The free app has quickly shot up the Mac App Store bestseller list. It's number 3 for free apps at the time of publishing - not surprising since there are no other e-reader app competitors currently available. Even Apple has not put its e-reader app, iBooks, in the Mac store yet.
Like the other Kindle apps - for iPhone, Android, iPad, for example - as well as the Kindle itself, the new app offers "Whispersync" so that your Kindle e-books are synced to the page you're reading, no matter the device you're using.
The app also features most of the same features: you can bookmark, annotate, and of course, launch the Amazon store. Highlighting a word doesn't bring up the integrated dictionary, however.

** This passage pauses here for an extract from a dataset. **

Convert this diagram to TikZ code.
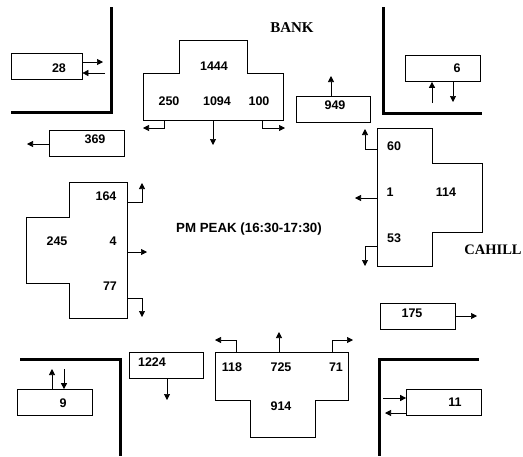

And while the Kindle app doesn't have that page-turning animation that iBooks boasts, there's something about reading on the Mac that seems even less like flipping through a book.
E-Reading on Your Mac
In July of last year, usability expert Jakob Nielsen studied reading speeds and user satisfaction, comparing the iPad, the Kindle, the PC, and the good old-fashioned paperback. Electronic versions of books were all found to be slower reads, but participants in the study said found the iPad, the Kindle, and the printed book to be pleasurable - far more pleasurable than reading on a computer.
The Kindle app addresses some of this, perhaps, as it delivers the text in a similar way to other e-readers. But those in Nielsen's study said they were less prone to read on their PCs as it reminded them too much of "work." Furthermore reading on the computer really didn't mimic the same sort of book-reading experience that e-readers had managed to capture.
Have you downloaded the new Kindle app yet? And whether you have or not, do you think you'd find yourself reading books on your Mac as you would via other - dedicated or not - e-readers?